Requirements:
Write out the material exactly, with the pictures left out.

++++++++++

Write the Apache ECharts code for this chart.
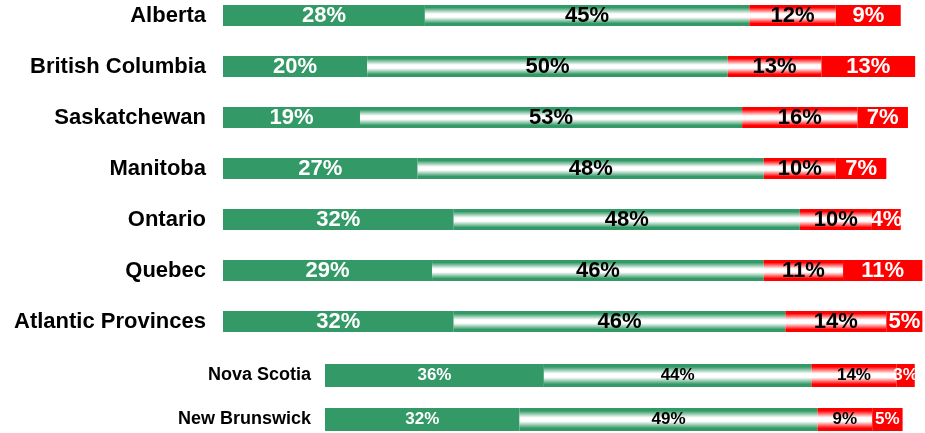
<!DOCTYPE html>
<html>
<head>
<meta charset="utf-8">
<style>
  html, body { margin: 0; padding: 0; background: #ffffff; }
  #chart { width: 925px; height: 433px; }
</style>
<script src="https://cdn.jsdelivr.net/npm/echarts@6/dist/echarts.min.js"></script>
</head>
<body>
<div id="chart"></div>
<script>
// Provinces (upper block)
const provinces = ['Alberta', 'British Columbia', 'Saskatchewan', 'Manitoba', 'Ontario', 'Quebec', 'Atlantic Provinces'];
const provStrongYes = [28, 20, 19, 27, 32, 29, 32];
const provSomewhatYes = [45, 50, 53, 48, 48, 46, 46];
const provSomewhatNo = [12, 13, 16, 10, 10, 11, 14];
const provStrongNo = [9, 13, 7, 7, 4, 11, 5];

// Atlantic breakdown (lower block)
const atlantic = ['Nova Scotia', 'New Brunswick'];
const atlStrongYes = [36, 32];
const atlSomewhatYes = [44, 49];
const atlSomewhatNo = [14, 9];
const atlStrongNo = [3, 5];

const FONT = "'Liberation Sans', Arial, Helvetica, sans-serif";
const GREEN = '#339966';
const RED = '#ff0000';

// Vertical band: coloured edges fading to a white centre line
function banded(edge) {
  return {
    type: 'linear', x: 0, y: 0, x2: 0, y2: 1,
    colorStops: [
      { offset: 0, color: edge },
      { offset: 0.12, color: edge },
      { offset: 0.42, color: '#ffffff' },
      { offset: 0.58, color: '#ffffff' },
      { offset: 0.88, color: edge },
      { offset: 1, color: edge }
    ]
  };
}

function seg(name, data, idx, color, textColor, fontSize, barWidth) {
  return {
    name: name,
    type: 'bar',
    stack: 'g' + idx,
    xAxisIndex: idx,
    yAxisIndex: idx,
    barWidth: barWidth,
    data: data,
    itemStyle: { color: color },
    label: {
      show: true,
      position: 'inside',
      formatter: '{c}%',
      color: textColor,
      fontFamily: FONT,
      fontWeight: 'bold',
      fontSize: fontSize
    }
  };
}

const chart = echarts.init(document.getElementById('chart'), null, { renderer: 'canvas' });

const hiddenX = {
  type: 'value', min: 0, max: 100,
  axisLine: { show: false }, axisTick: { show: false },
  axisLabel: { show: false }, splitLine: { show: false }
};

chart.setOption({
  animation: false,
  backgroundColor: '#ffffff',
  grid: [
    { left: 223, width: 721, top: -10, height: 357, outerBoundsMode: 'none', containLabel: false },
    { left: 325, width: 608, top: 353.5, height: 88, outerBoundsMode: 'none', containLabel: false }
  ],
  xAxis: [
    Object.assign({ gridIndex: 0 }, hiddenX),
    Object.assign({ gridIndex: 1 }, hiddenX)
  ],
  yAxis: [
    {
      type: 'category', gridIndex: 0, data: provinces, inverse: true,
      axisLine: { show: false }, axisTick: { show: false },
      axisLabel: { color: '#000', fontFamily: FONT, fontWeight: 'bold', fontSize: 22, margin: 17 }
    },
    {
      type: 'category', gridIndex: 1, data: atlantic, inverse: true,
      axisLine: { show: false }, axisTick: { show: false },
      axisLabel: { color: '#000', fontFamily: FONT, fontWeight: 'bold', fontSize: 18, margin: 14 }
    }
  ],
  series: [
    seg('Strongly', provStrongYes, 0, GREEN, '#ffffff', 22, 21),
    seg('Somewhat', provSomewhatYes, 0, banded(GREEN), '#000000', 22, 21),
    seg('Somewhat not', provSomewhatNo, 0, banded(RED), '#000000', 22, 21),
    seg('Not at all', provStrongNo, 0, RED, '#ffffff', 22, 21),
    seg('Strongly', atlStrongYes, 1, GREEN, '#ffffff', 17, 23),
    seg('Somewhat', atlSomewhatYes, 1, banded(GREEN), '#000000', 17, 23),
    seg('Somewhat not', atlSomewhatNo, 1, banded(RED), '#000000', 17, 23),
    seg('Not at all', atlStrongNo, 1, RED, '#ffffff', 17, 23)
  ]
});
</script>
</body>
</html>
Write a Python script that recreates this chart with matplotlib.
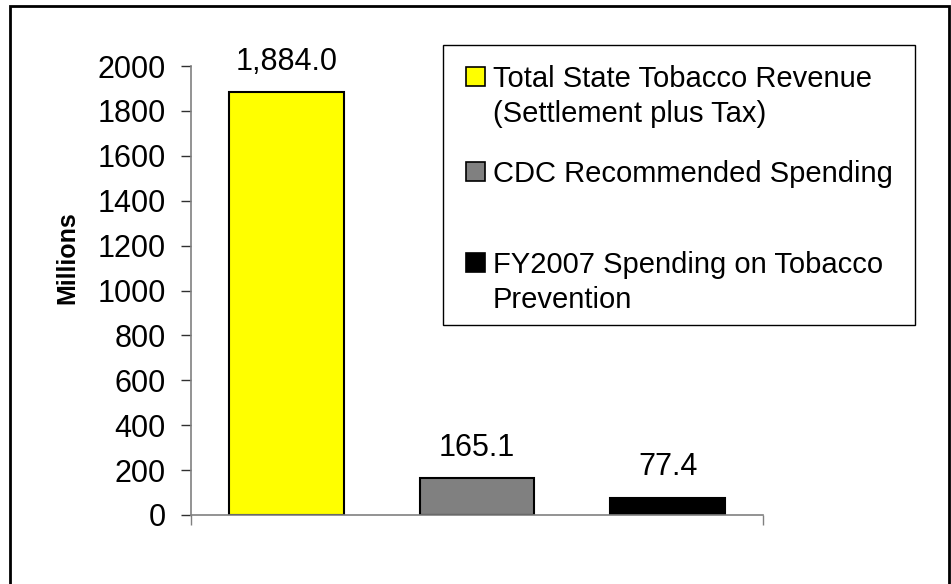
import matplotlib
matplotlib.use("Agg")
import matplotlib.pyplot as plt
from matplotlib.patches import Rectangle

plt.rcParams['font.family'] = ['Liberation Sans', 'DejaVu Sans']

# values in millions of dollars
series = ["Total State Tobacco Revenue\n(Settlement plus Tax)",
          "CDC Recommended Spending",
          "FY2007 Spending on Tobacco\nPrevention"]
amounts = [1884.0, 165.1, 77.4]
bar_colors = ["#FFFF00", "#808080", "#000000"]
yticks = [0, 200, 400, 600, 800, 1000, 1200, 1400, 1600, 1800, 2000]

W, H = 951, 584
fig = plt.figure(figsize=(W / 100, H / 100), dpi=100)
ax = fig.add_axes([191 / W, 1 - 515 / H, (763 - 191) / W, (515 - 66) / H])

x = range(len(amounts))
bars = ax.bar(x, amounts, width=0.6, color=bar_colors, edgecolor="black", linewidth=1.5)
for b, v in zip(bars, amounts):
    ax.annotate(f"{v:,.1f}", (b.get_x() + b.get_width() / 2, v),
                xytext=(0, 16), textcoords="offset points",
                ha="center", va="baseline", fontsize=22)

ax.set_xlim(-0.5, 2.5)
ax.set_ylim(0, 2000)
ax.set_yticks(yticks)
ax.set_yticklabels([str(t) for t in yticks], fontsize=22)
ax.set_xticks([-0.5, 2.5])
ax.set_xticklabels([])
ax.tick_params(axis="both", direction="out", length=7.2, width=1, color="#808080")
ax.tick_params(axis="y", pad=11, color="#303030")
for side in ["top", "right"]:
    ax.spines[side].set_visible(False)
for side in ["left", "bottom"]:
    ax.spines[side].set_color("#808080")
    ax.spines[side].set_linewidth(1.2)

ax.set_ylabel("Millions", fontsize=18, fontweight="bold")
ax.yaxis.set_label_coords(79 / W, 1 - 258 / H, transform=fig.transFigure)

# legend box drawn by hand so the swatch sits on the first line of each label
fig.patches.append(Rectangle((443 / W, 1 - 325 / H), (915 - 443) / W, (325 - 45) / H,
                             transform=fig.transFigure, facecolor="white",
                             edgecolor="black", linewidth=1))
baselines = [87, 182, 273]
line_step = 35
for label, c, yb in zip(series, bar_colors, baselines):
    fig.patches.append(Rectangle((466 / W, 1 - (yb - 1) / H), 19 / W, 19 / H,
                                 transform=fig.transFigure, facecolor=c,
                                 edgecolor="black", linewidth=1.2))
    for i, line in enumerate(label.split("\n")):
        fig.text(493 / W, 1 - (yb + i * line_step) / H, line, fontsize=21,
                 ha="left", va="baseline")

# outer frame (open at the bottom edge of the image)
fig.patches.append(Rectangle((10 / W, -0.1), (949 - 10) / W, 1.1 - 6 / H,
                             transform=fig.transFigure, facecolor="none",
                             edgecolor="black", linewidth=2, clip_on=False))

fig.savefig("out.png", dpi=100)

++++++++++

Finished exercise:
Write the Apache ECharts code for this chart.
<!DOCTYPE html>
<html>
<head>
<meta charset="utf-8">
<style>
  html, body { margin: 0; padding: 0; background: #ffffff; }
  #chart { width: 925px; height: 433px; }
</style>
<script src="https://cdn.jsdelivr.net/npm/echarts@6/dist/echarts.min.js"></script>
</head>
<body>
<div id="chart"></div>
<script>
// Provinces (upper block)
const provinces = ['Alberta', 'British Columbia', 'Saskatchewan', 'Manitoba', 'Ontario', 'Quebec', 'Atlantic Provinces'];
const provStrongYes = [28, 20, 19, 27, 32, 29, 32];
const provSomewhatYes = [45, 50, 53, 48, 48, 46, 46];
const provSomewhatNo = [12, 13, 16, 10, 10, 11, 14];
const provStrongNo = [9, 13, 7, 7, 4, 11, 5];

// Atlantic breakdown (lower block)
const atlantic = ['Nova Scotia', 'New Brunswick'];
const atlStrongYes = [36, 32];
const atlSomewhatYes = [44, 49];
const atlSomewhatNo = [14, 9];
const atlStrongNo = [3, 5];

const FONT = "'Liberation Sans', Arial, Helvetica, sans-serif";
const GREEN = '#339966';
const RED = '#ff0000';

// Vertical band: coloured edges fading to a white centre line
function banded(edge) {
  return {
    type: 'linear', x: 0, y: 0, x2: 0, y2: 1,
    colorStops: [
      { offset: 0, color: edge },
      { offset: 0.12, color: edge },
      { offset: 0.42, color: '#ffffff' },
      { offset: 0.58, color: '#ffffff' },
      { offset: 0.88, color: edge },
      { offset: 1, color: edge }
    ]
  };
}

function seg(name, data, idx, color, textColor, fontSize, barWidth) {
  return {
    name: name,
    type: 'bar',
    stack: 'g' + idx,
    xAxisIndex: idx,
    yAxisIndex: idx,
    barWidth: barWidth,
    data: data,
    itemStyle: { color: color },
    label: {
      show: true,
      position: 'inside',
      formatter: '{c}%',
      color: textColor,
      fontFamily: FONT,
      fontWeight: 'bold',
      fontSize: fontSize
    }
  };
}

const chart = echarts.init(document.getElementById('chart'), null, { renderer: 'canvas' });

const hiddenX = {
  type: 'value', min: 0, max: 100,
  axisLine: { show: false }, axisTick: { show: false },
  axisLabel: { show: false }, splitLine: { show: false }
};

chart.setOption({
  animation: false,
  backgroundColor: '#ffffff',
  grid: [
    { left: 223, width: 721, top: -10, height: 357, outerBoundsMode: 'none', containLabel: false },
    { left: 325, width: 608, top: 353.5, height: 88, outerBoundsMode: 'none', containLabel: false }
  ],
  xAxis: [
    Object.assign({ gridIndex: 0 }, hiddenX),
    Object.assign({ gridIndex: 1 }, hiddenX)
  ],
  yAxis: [
    {
      type: 'category', gridIndex: 0, data: provinces, inverse: true,
      axisLine: { show: false }, axisTick: { show: false },
      axisLabel: { color: '#000', fontFamily: FONT, fontWeight: 'bold', fontSize: 22, margin: 17 }
    },
    {
      type: 'category', gridIndex: 1, data: atlantic, inverse: true,
      axisLine: { show: false }, axisTick: { show: false },
      axisLabel: { color: '#000', fontFamily: FONT, fontWeight: 'bold', fontSize: 18, margin: 14 }
    }
  ],
  series: [
    seg('Strongly', provStrongYes, 0, GREEN, '#ffffff', 22, 21),
    seg('Somewhat', provSomewhatYes, 0, banded(GREEN), '#000000', 22, 21),
    seg('Somewhat not', provSomewhatNo, 0, banded(RED), '#000000', 22, 21),
    seg('Not at all', provStrongNo, 0, RED, '#ffffff', 22, 21),
    seg('Strongly', atlStrongYes, 1, GREEN, '#ffffff', 17, 23),
    seg('Somewhat', atlSomewhatYes, 1, banded(GREEN), '#000000', 17, 23),
    seg('Somewhat not', atlSomewhatNo, 1, banded(RED), '#000000', 17, 23),
    seg('Not at all', atlStrongNo, 1, RED, '#ffffff', 17, 23)
  ]
});
</script>
</body>
</html>
Write a Python script that recreates this chart with matplotlib.
import matplotlib
matplotlib.use("Agg")
import matplotlib.pyplot as plt
from matplotlib.patches import Rectangle

plt.rcParams['font.family'] = ['Liberation Sans', 'DejaVu Sans']

# values in millions of dollars
series = ["Total State Tobacco Revenue\n(Settlement plus Tax)",
          "CDC Recommended Spending",
          "FY2007 Spending on Tobacco\nPrevention"]
amounts = [1884.0, 165.1, 77.4]
bar_colors = ["#FFFF00", "#808080", "#000000"]
yticks = [0, 200, 400, 600, 800, 1000, 1200, 1400, 1600, 1800, 2000]

W, H = 951, 584
fig = plt.figure(figsize=(W / 100, H / 100), dpi=100)
ax = fig.add_axes([191 / W, 1 - 515 / H, (763 - 191) / W, (515 - 66) / H])

x = range(len(amounts))
bars = ax.bar(x, amounts, width=0.6, color=bar_colors, edgecolor="black", linewidth=1.5)
for b, v in zip(bars, amounts):
    ax.annotate(f"{v:,.1f}", (b.get_x() + b.get_width() / 2, v),
                xytext=(0, 16), textcoords="offset points",
                ha="center", va="baseline", fontsize=22)

ax.set_xlim(-0.5, 2.5)
ax.set_ylim(0, 2000)
ax.set_yticks(yticks)
ax.set_yticklabels([str(t) for t in yticks], fontsize=22)
ax.set_xticks([-0.5, 2.5])
ax.set_xticklabels([])
ax.tick_params(axis="both", direction="out", length=7.2, width=1, color="#808080")
ax.tick_params(axis="y", pad=11, color="#303030")
for side in ["top", "right"]:
    ax.spines[side].set_visible(False)
for side in ["left", "bottom"]:
    ax.spines[side].set_color("#808080")
    ax.spines[side].set_linewidth(1.2)

ax.set_ylabel("Millions", fontsize=18, fontweight="bold")
ax.yaxis.set_label_coords(79 / W, 1 - 258 / H, transform=fig.transFigure)

# legend box drawn by hand so the swatch sits on the first line of each label
fig.patches.append(Rectangle((443 / W, 1 - 325 / H), (915 - 443) / W, (325 - 45) / H,
                             transform=fig.transFigure, facecolor="white",
                             edgecolor="black", linewidth=1))
baselines = [87, 182, 273]
line_step = 35
for label, c, yb in zip(series, bar_colors, baselines):
    fig.patches.append(Rectangle((466 / W, 1 - (yb - 1) / H), 19 / W, 19 / H,
                                 transform=fig.transFigure, facecolor=c,
                                 edgecolor="black", linewidth=1.2))
    for i, line in enumerate(label.split("\n")):
        fig.text(493 / W, 1 - (yb + i * line_step) / H, line, fontsize=21,
                 ha="left", va="baseline")

# outer frame (open at the bottom edge of the image)
fig.patches.append(Rectangle((10 / W, -0.1), (949 - 10) / W, 1.1 - 6 / H,
                             transform=fig.transFigure, facecolor="none",
                             edgecolor="black", linewidth=2, clip_on=False))

fig.savefig("out.png", dpi=100)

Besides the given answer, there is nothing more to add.